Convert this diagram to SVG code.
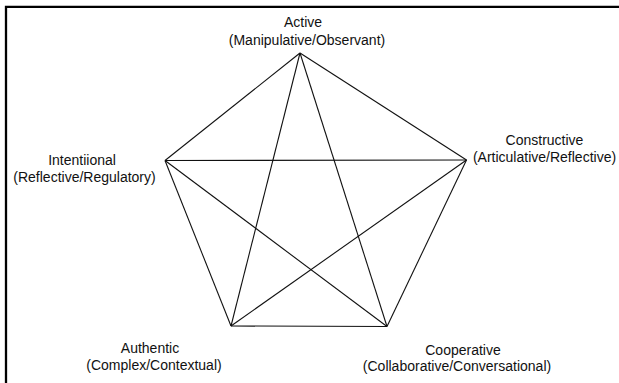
<svg xmlns="http://www.w3.org/2000/svg" width="619" height="383" viewBox="0 0 619 383">
<style>
text{font-family:"Liberation Sans",Arial,sans-serif;font-size:14px;fill:#111;text-anchor:middle}
.c{stroke:#111;stroke-width:1.1;fill:none}
</style>
<rect width="619" height="383" fill="#fff"/>
<path d="M6,383 V6.8 H619" fill="none" stroke="#000" stroke-width="2.3"/>
<g id="connectors" class="c">
<line x1="300" y1="53" x2="466.5" y2="160"/>
<line x1="466.5" y1="160" x2="387" y2="326.5"/>
<line x1="387" y1="326.5" x2="231" y2="326"/>
<line x1="231" y1="326" x2="165" y2="160.5"/>
<line x1="165" y1="160.5" x2="300" y2="53"/>
<line x1="300" y1="53" x2="231" y2="326"/>
<line x1="300" y1="53" x2="387" y2="326.5"/>
<line x1="165" y1="160.5" x2="466.5" y2="160"/>
<line x1="165" y1="160.5" x2="387" y2="326.5"/>
<line x1="466.5" y1="160" x2="231" y2="326"/>
</g>
<g id="active">
<text x="303" y="27">Active</text>
<text x="307" y="45">(Manipulative/Observant)</text>
</g>
<g id="constructive">
<text x="544.5" y="145">Constructive</text>
<text x="544.5" y="162">(Articulative/Reflective)</text>
</g>
<g id="cooperative">
<text x="463" y="355">Cooperative</text>
<text x="457" y="371">(Collaborative/Conversational)</text>
</g>
<g id="authentic">
<text x="150" y="353">Authentic</text>
<text x="154" y="370">(Complex/Contextual)</text>
</g>
<g id="intentional">
<text x="82" y="165">Intentiional</text>
<text x="84.5" y="182">(Reflective/Regulatory)</text>
</g>
</svg>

===

Keep the pictures out of the copy and return the rest of the data above exactly.

Solution to this exercise:
Convert this diagram to SVG code.
<svg xmlns="http://www.w3.org/2000/svg" width="619" height="383" viewBox="0 0 619 383">
<style>
text{font-family:"Liberation Sans",Arial,sans-serif;font-size:14px;fill:#111;text-anchor:middle}
.c{stroke:#111;stroke-width:1.1;fill:none}
</style>
<rect width="619" height="383" fill="#fff"/>
<path d="M6,383 V6.8 H619" fill="none" stroke="#000" stroke-width="2.3"/>
<g id="connectors" class="c">
<line x1="300" y1="53" x2="466.5" y2="160"/>
<line x1="466.5" y1="160" x2="387" y2="326.5"/>
<line x1="387" y1="326.5" x2="231" y2="326"/>
<line x1="231" y1="326" x2="165" y2="160.5"/>
<line x1="165" y1="160.5" x2="300" y2="53"/>
<line x1="300" y1="53" x2="231" y2="326"/>
<line x1="300" y1="53" x2="387" y2="326.5"/>
<line x1="165" y1="160.5" x2="466.5" y2="160"/>
<line x1="165" y1="160.5" x2="387" y2="326.5"/>
<line x1="466.5" y1="160" x2="231" y2="326"/>
</g>
<g id="active">
<text x="303" y="27">Active</text>
<text x="307" y="45">(Manipulative/Observant)</text>
</g>
<g id="constructive">
<text x="544.5" y="145">Constructive</text>
<text x="544.5" y="162">(Articulative/Reflective)</text>
</g>
<g id="cooperative">
<text x="463" y="355">Cooperative</text>
<text x="457" y="371">(Collaborative/Conversational)</text>
</g>
<g id="authentic">
<text x="150" y="353">Authentic</text>
<text x="154" y="370">(Complex/Contextual)</text>
</g>
<g id="intentional">
<text x="82" y="165">Intentiional</text>
<text x="84.5" y="182">(Reflective/Regulatory)</text>
</g>
</svg>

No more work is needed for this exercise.